Hedge fund Elliott Management Corp buys Barnes and Nobel for $475.8 million

Robert Zwilling

Well-Known Member
Supporter
Joined
Jun 12, 2018
Messages
1,264
Hedge Fund buys B&N
Wonder if this changes anything? Is it technological change or just plain business? Perhaps B&N stores will start selling a lot more than books, as the size of the stores are enormous spaces of real estate, or eventually just disappear as real estate sales.
 
It's difficult not to be cynical about it. Too often in the past hedge funds would simply sell the company assets, then rent them back - creating a big profit for the hedge fund, while leaving a shell of a company that's been stripped of assets.
 
It's a tangled trail in some respects. Waterstones was bought by them in April 2018. Over the years Waterstones had apparently embarked on a course of not supporting ebooks(?), eventually rejecting both amazon and B&N Nook, and decentralising. It looks like they buy companies that once had great ideas, who can no longer get support from banks, giving them a chance to start again. At which point the company is reestablished-but usually smaller?, or sold to a larger group where it becomes a small part of, or disappears.
 
It's a tangled trail in some respects. Waterstones was bought by them in April 2018. Over the years Waterstones had apparently embarked on a course of not supporting ebooks(?), eventually rejecting both amazon and B&N Nook, and decentralising. It looks like they buy companies that once had great ideas, who can no longer get support from banks, giving them a chance to start again. At which point the company is reestablished-but usually smaller?, or sold to a larger group where it becomes a small part of, or disappears.

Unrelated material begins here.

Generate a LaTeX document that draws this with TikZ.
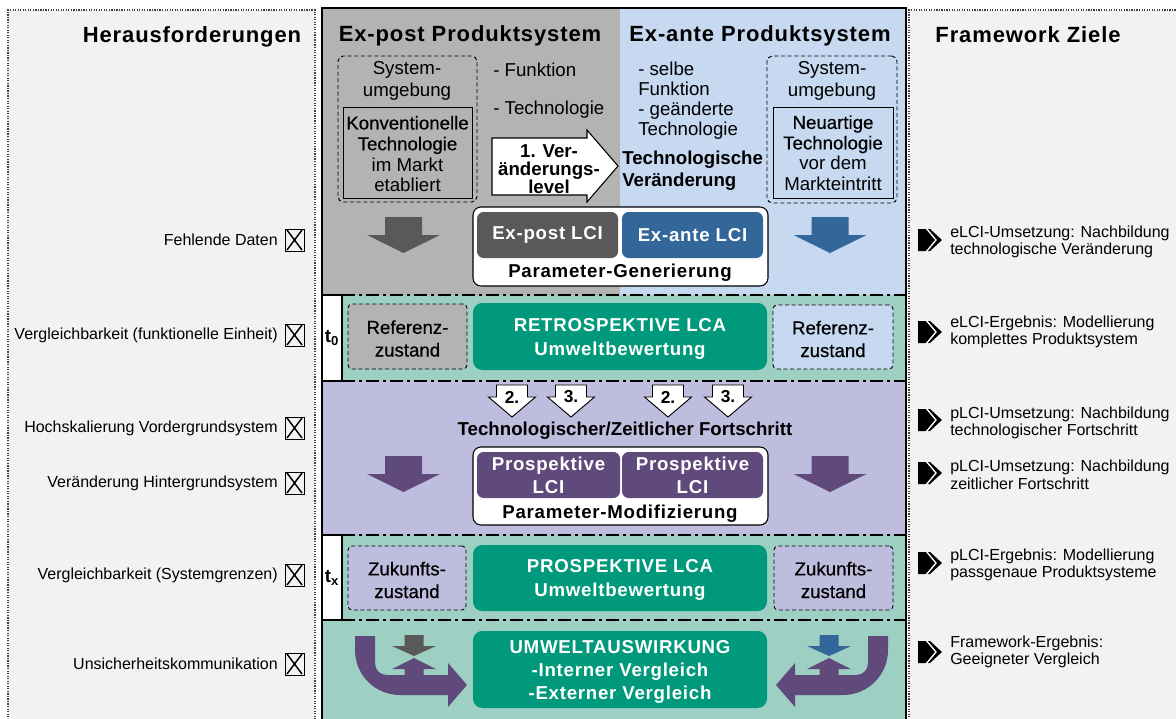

Barnes and Nobel will survive and thrive.
 
I was wondering how books would make it through compared to other products the hedge fund has managed. They are timeless unlike fashions or mechanical devices. Combining Waterstones, B&N, and other books chains they may pick up along the way might form some kind of coalition. There are plenty of book companies that haven't done so well in the digital age, divided up and in less than stellar shape they are unable to get any traction. If they were all combined together it might create something that amazon first resembled, a vast collection of independent booksellers.